In scenarios where we serve the root filesystem over a network using technologies like Network File System (NFS) or Internet Small Computer System Interface (iSCSI), the kernel must know the network location to mount the root filesystem. Typically, the root filesystem loads into memory before boot via Preboot Execution Environment (PXE) and Trivial File Transfer Protocol (TFTP) and then is mounted via NFS or iSCSI.

However, for network boot, technologies like Dynamic Host Configuration Protocol (DHCP) provide network parameters to the client system. Additionally, TFTP helps fetch the necessary files (like the kernel and initrd) from the server. Once these files load into memory, the system can mount the root filesystem over the network protocol, which effectively streams the filesystem over the network to the client system.

7. Conclusion

Comprehending how Linux identifies the root filesystem’s location is vital for efficient configuration and troubleshooting of the boot process.
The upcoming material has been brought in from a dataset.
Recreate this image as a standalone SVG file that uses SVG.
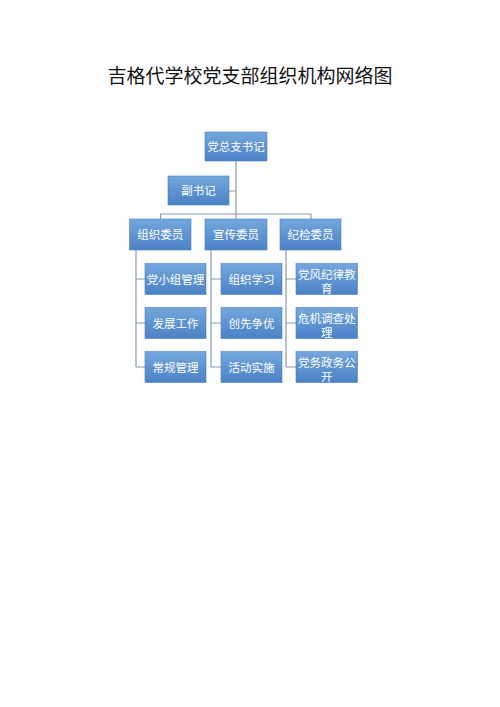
<svg xmlns="http://www.w3.org/2000/svg" width="500" height="707" viewBox="0 0 500 707">
<defs>
<linearGradient id="g" x1="0" y1="0" x2="0" y2="1">
<stop offset="0" stop-color="#74a7dc"/>
<stop offset="1" stop-color="#4b82c6"/>
</linearGradient>
</defs>
<style>
.b{fill:url(#g);stroke:#4a7fc0;stroke-width:0.6}
.t{font-family:"Noto Sans CJK SC",sans-serif;font-size:11.5px;fill:#ffffff;text-anchor:middle}
.c{fill:none;stroke:#8a9bb0;stroke-width:1.2}
.title{font-family:"Noto Sans CJK SC",sans-serif;font-size:19px;fill:#111;text-anchor:middle}
</style>
<rect width="500" height="707" fill="#fff"/>
<text class="title" x="250" y="83">吉格代学校党支部组织机构网络图</text>
<g id="connectors">
<path class="c" d="M236 161V214M229 191H236M160.5 219V214H311V219M236 214V219"/>
<path class="c" d="M136 250V367M136 279H145M136 323H145M136 367H145"/>
<path class="c" d="M211 250V367M211 279H221M211 323H221M211 367H221"/>
<path class="c" d="M286 250V367M286 279H296M286 323H296M286 367H296"/>
</g>
<g id="n-top"><rect class="b" x="205" y="132" width="62" height="29"/><text class="t" x="236" y="151">党总支书记</text></g>
<g id="n-deputy"><rect class="b" x="168" y="176" width="61" height="29"/><text class="t" x="198.5" y="195">副书记</text></g>
<g id="n-zz"><rect class="b" x="129.5" y="219" width="61.5" height="31"/><text class="t" x="160.25" y="239">组织委员</text></g>
<g id="n-xc"><rect class="b" x="205" y="219" width="62" height="31"/><text class="t" x="236" y="239">宣传委员</text></g>
<g id="n-jj"><rect class="b" x="280" y="219" width="61" height="31"/><text class="t" x="310.5" y="239">纪检委员</text></g>
<g id="n-a1"><rect class="b" x="145" y="263.5" width="61" height="31"/><text class="t" x="175.5" y="283.5">党小组管理</text></g>
<g id="n-a2"><rect class="b" x="145" y="307.5" width="61" height="31"/><text class="t" x="175.5" y="327.5">发展工作</text></g>
<g id="n-a3"><rect class="b" x="145" y="351.5" width="61" height="31"/><text class="t" x="175.5" y="371.5">常规管理</text></g>
<g id="n-b1"><rect class="b" x="221" y="263.5" width="61" height="31"/><text class="t" x="251.5" y="283.5">组织学习</text></g>
<g id="n-b2"><rect class="b" x="221" y="307.5" width="61" height="31"/><text class="t" x="251.5" y="327.5">创先争优</text></g>
<g id="n-b3"><rect class="b" x="221" y="351.5" width="61" height="31"/><text class="t" x="251.5" y="371.5">活动实施</text></g>
<g id="n-c1"><rect class="b" x="296" y="263.5" width="61.5" height="31"/><text class="t"><tspan x="326.75" y="279">党风纪律教</tspan><tspan x="326.75" y="293">育</tspan></text></g>
<g id="n-c2"><rect class="b" x="296" y="307.5" width="61.5" height="31"/><text class="t"><tspan x="326.75" y="323">危机调查处</tspan><tspan x="326.75" y="337">理</tspan></text></g>
<g id="n-c3"><rect class="b" x="296" y="351.5" width="61.5" height="31"/><text class="t"><tspan x="326.75" y="367">党务政务公</tspan><tspan x="326.75" y="381">开</tspan></text></g>
</svg>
Furthermore, rootfs, whether in RAM or physical storage, plays a crucial role in kickstarting the Linux system.

However, with mechanisms like the root= command-line argument and bootloader environment variables, we can dictate the root filesystem’s location during boot. The flexibility of using initramfs as a separate file provides opportunities for customization and tailored configurations. By mastering these concepts as Linux enthusiasts, we can navigate the intricacies of rootfs and ensure a smooth boot experience for our Linux systems.